I'm not sure I follow. Are you saying that running this select query results in MariaDB creating a temporary table?

That's what I am seeing so far (I haven't had time to keep digging into this).
So, when playing around with log_slow_filter and filtering just to log all queries that generate tmp_table_on_disk that is the query that gets logged.

root@db1089.eqiad.wmnet[enwiki]> set global slow_query_log=ON; select sleep(5); set global slow_query_log=OFF;
Query OK, 0 rows affected (0.00 sec)

+----------+
| sleep(5) |
+----------+
|        0 |
+----------+
1 row in set (5.00 sec)

Query OK, 0 rows affected (0.00 sec)

root@db1089.eqiad.wmnet[enwiki]>

So in 5 seconds there are 3500 logged queries that are supposedly generating tmp tables

root@db1089:/srv/sqldata# cat db1089-slow.log | grep Query_time | wc -l
3512

However, a quick run of pt-query-digest over the log, doesn't report them as generating tmp_tables.
Not sure if the SHOW generates them by default or gets the show global status counters increased for each run. Maybe the LIKE '%'?

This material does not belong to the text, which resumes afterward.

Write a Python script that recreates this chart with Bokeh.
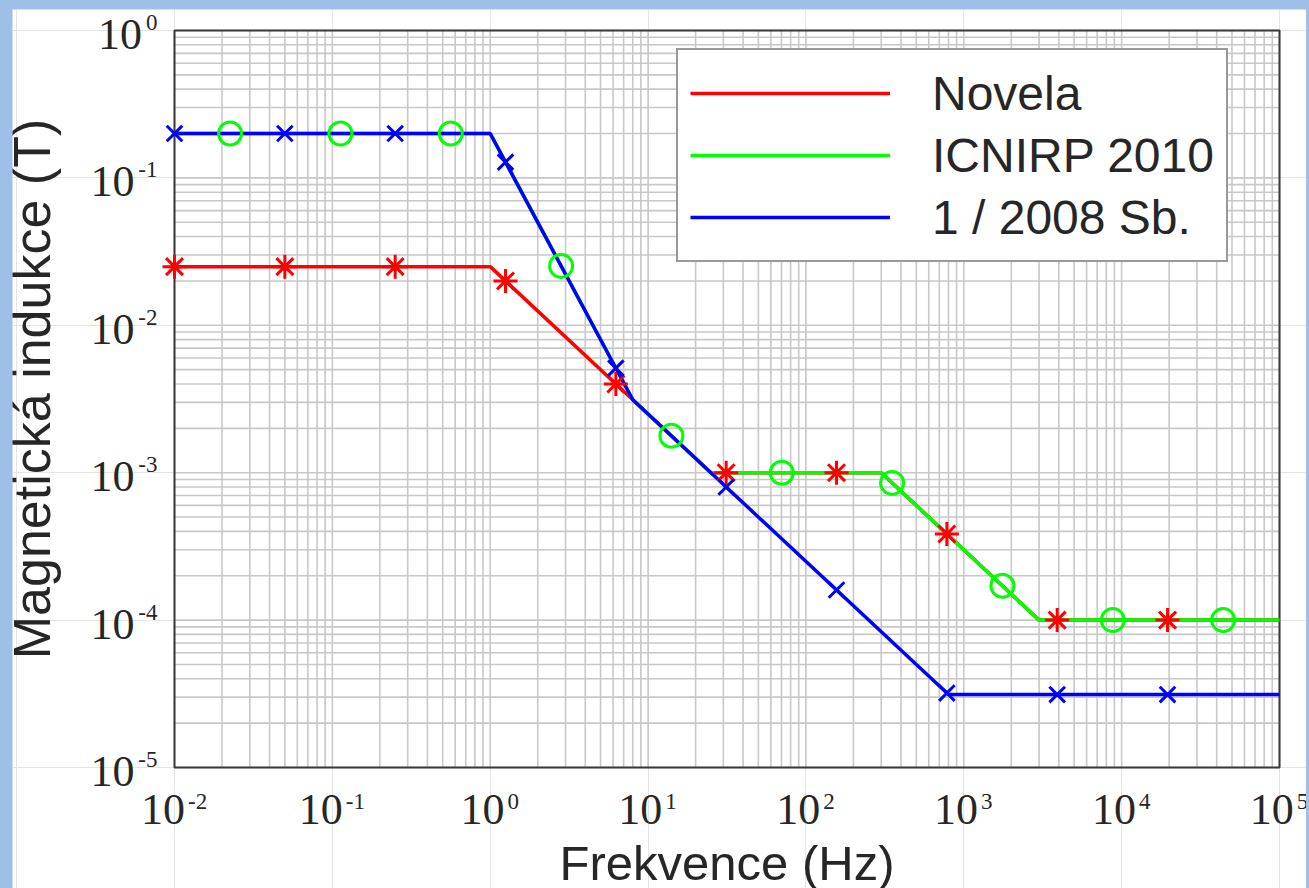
import math
from bokeh.plotting import figure
from bokeh.models import Legend, LegendItem, Range1d, GlobalInlineStyleSheet
from bokeh.core.properties import value
from bokeh.embed import file_html
from bokeh.resources import INLINE

# ---- data ----
freq_novela = [0.01, 1, 8, 25, 300, 3000, 1e5]
b_novela = [0.025, 0.025, 0.003125, 0.001, 0.001, 0.0001, 0.0001]

freq_icnirp = [0.01, 1, 8, 25, 300, 3000, 1e5]
b_icnirp = [0.2, 0.2, 0.003125, 0.001, 0.001, 0.0001, 0.0001]

freq_sb = [0.01, 1, 8, 800, 1e5]
b_sb = [0.2, 0.2, 0.003125, 3.125e-5, 3.125e-5]

mk_freq = [0.01, 0.05, 0.25, 1.25, 6.25, 31.25, 156.25, 781.25, 3906.25, 19531.25]
mk_novela = [0.025, 0.025, 0.025, 0.02, 0.004, 0.001, 0.001, 0.000384, 0.0001, 0.0001]
mk_sb = [0.2, 0.2, 0.2, 0.128, 0.00512, 0.0008, 0.00016, 3.2e-5, 3.125e-5, 3.125e-5]

mk_icnirp_freq = [0.0225, 0.1125, 0.5625, 2.8125, 14.06, 70.31, 351.6, 1758, 8789, 43945]
mk_icnirp = [0.2, 0.2, 0.2, 0.0253, 0.00178, 0.001, 0.000853, 0.000171, 0.0001, 0.0001]

series_labels = ["Novela", "ICNIRP 2010", "1 / 2008 Sb."]
x_title = "Frekvence (Hz)"
y_title = "Magnetická indukce (T)"

x_major = [1e-2, 1e-1, 1e0, 1e1, 1e2, 1e3, 1e4, 1e5]
x_exps = ["-2", "-1", "0", "1", "2", "3", "4", "5"]
y_major = [1e-5, 1e-4, 1e-3, 1e-2, 1e-1, 1e0]
y_exps = ["-5", "-4", "-3", "-2", "-1", "0"]
mantissas = [2, 3, 4, 5, 6, 7, 8, 9]
x_minor = [m * d for d in x_major[:-1] for m in mantissas]
y_minor = [m * d for d in y_major[:-1] for m in mantissas]

# ---- layout / style ----
W, H = 1294, 879
BOX_L, BOX_R, BOX_T, BOX_B = 162, 27, 21, 121   # axes box inset within the canvas (px)
RED, GREEN, BLUE = "#ff0000", "#00ff00", "#0000ff"
TXT = "#262626"
GRID = "#c8c8c8"
SERIF, SANS = value("Liberation Serif"), value("Liberation Sans")

lx0, lx1 = math.log10(x_major[0]), math.log10(x_major[-1])
ly0, ly1 = math.log10(y_major[0]), math.log10(y_major[-1])
xpd = (W - BOX_L - BOX_R) / (lx1 - lx0)
ypd = (H - BOX_T - BOX_B) / (ly1 - ly0)
x_range = Range1d(10 ** (lx0 - BOX_L / xpd), 10 ** (lx1 + BOX_R / xpd))
y_range = Range1d(10 ** (ly0 - BOX_B / ypd), 10 ** (ly1 + BOX_T / ypd))

p = figure(width=W, height=H, x_axis_type="log", y_axis_type="log",
           x_axis_location=None, y_axis_location=None,
           x_range=x_range, y_range=y_range,
           output_backend="svg", toolbar_location=None,
           min_border=0, min_border_left=0, min_border_right=0,
           min_border_top=0, min_border_bottom=0)
p.margin = (9, 0, 0, 12)
p.stylesheets = [GlobalInlineStyleSheet(
    css="html, body { margin: 0 !important; padding: 0; overflow: hidden; background: #9dbfe8; }")]
p.background_fill_color = "white"
p.border_fill_color = "white"
p.outline_line_color = None

# ---- grid (log decades with minor lines) ----
gx = x_major + x_minor
gy = y_major + y_minor
p.segment(x0=gx, y0=[y_major[0]] * len(gx), x1=gx, y1=[y_major[-1]] * len(gx),
          line_color=GRID, line_width=1.6)
p.segment(x0=[x_major[0]] * len(gy), y0=gy, x1=[x_major[-1]] * len(gy), y1=gy,
          line_color=GRID, line_width=1.6)

# ---- axes box ----
p.quad(left=[x_major[0]], right=[x_major[-1]], bottom=[y_major[0]], top=[y_major[-1]],
       fill_color=None, line_color="#3a3a3a", line_width=2)


def exp_width(e):
    return 11.5 * sum(c.isdigit() for c in e) + 7.5 * e.count("-")


xw = [exp_width(e) for e in x_exps]
yw = [exp_width(e) for e in y_exps]

# x tick labels: "10" + raised exponent, centred on the tick
p.text(x=x_major, y=[y_major[0]] * len(x_major), text=["10"] * len(x_major),
       x_offset=[20 - w / 2 for w in xw], y_offset=42,
       text_align="right", text_baseline="alphabetic",
       text_font=SERIF, text_font_size="44px", text_color=TXT)
p.text(x=x_major, y=[y_major[0]] * len(x_major), text=x_exps,
       x_offset=[23 - w / 2 for w in xw], y_offset=34,
       text_align="left", text_baseline="alphabetic",
       text_font=SERIF, text_font_size="23px", text_color=TXT)

# y tick labels: right aligned to the left of the box
p.text(x=[x_major[0]] * len(y_major), y=y_major, text=["10"] * len(y_major),
       x_offset=[-(21 + w) for w in yw], y_offset=4,
       text_align="right", text_baseline="alphabetic",
       text_font=SERIF, text_font_size="44px", text_color=TXT)
p.text(x=[x_major[0]] * len(y_major), y=y_major, text=y_exps,
       x_offset=-17, y_offset=-8,
       text_align="right", text_baseline="alphabetic",
       text_font=SERIF, text_font_size="23px", text_color=TXT)

# axis titles
p.text(x=[10 ** ((lx0 + lx1) / 2)], y=[y_major[0]], text=[x_title],
       y_offset=95, text_align="center", text_baseline="alphabetic",
       text_font=SANS, text_font_size="49px", text_color=TXT)
p.text(x=[x_major[0]], y=[10 ** ((ly0 + ly1) / 2)], text=[y_title],
       x_offset=-143, y_offset=-10, angle=math.pi / 2,
       text_align="center", text_baseline="alphabetic",
       text_font=SANS, text_font_size="52px", text_color=TXT)

# ---- series ----
r_nov = p.line(freq_novela, b_novela, line_color=RED, line_width=3.5)
r_icn = p.line(freq_icnirp, b_icnirp, line_color=GREEN, line_width=3.5)
r_sb = p.line(freq_sb, b_sb, line_color=BLUE, line_width=3.5)

p.scatter(mk_freq, mk_novela, marker="asterisk", size=24, line_color=RED, line_width=3)
p.scatter(mk_icnirp_freq, mk_icnirp, marker="circle", size=23, fill_color=None,
          line_color=GREEN, line_width=3)
p.scatter(mk_freq, mk_sb, marker="x", size=22, line_color=BLUE, line_width=3)

legend = Legend(items=[LegendItem(label=series_labels[0], renderers=[r_nov]),
                       LegendItem(label=series_labels[1], renderers=[r_icn]),
                       LegendItem(label=series_labels[2], renderers=[r_sb])],
                location=(664, 626), margin=0, padding=12, spacing=0,
                glyph_width=200, glyph_height=62, label_height=62, label_standoff=42,
                label_text_font="Liberation Sans", label_text_font_size="48px",
                label_text_color=TXT, border_line_color="#333333", border_line_width=2,
                background_fill_color="white", background_fill_alpha=1)
p.add_layout(legend)

open("out.html", "w").write(file_html(p, INLINE))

Change 511951 had a related patch set uploaded (by Aaron Schulz; owner: Aaron Schulz):
[mediawiki/core@master] rdbms: fix ChronologyProtector client IDs to not be empty

https://gerrit.wikimedia.org/r/511951

Change 511951 merged by jenkins-bot:
[mediawiki/core@master] rdbms: fix ChronologyProtector client IDs to not be empty

https://gerrit.wikimedia.org/r/511951

Change 512514 had a related patch set uploaded (by Krinkle; owner: Aaron Schulz):
[mediawiki/core@wmf/1.34.0-wmf.6] rdbms: fix ChronologyProtector client IDs to not be empty

https://gerrit.wikimedia.org/r/512514

Change 512514 merged by jenkins-bot:
[mediawiki/core@wmf/1.34.0-wmf.6] rdbms: fix ChronologyProtector client IDs to not be empty

https://gerrit.wikimedia.org/r/512514

Mentioned in SAL (#wikimedia-operations) [2019-05-27T18:41:16Z] <krinkle@deploy1001> Synchronized php-1.34.0-wmf.6/includes/libs/rdbms: rMW66556bf37e88 / T223310, T223978 (duration: 00m 50s)

Krinkle closed this task as Resolved.EditedMay 27 2019, 6:49 PM
Krinkle assigned this task to aaron.
This comment has been deleted.

Recovery:

Screenshot 2019-05-27 at 19.48.30.png (1×2 px, 305 KB)
Screenshot 2019-05-27 at 19.48.44.png (1×2 px, 292 KB)

(Untagging from release, given the problematic commit didn't make it into a release branch.)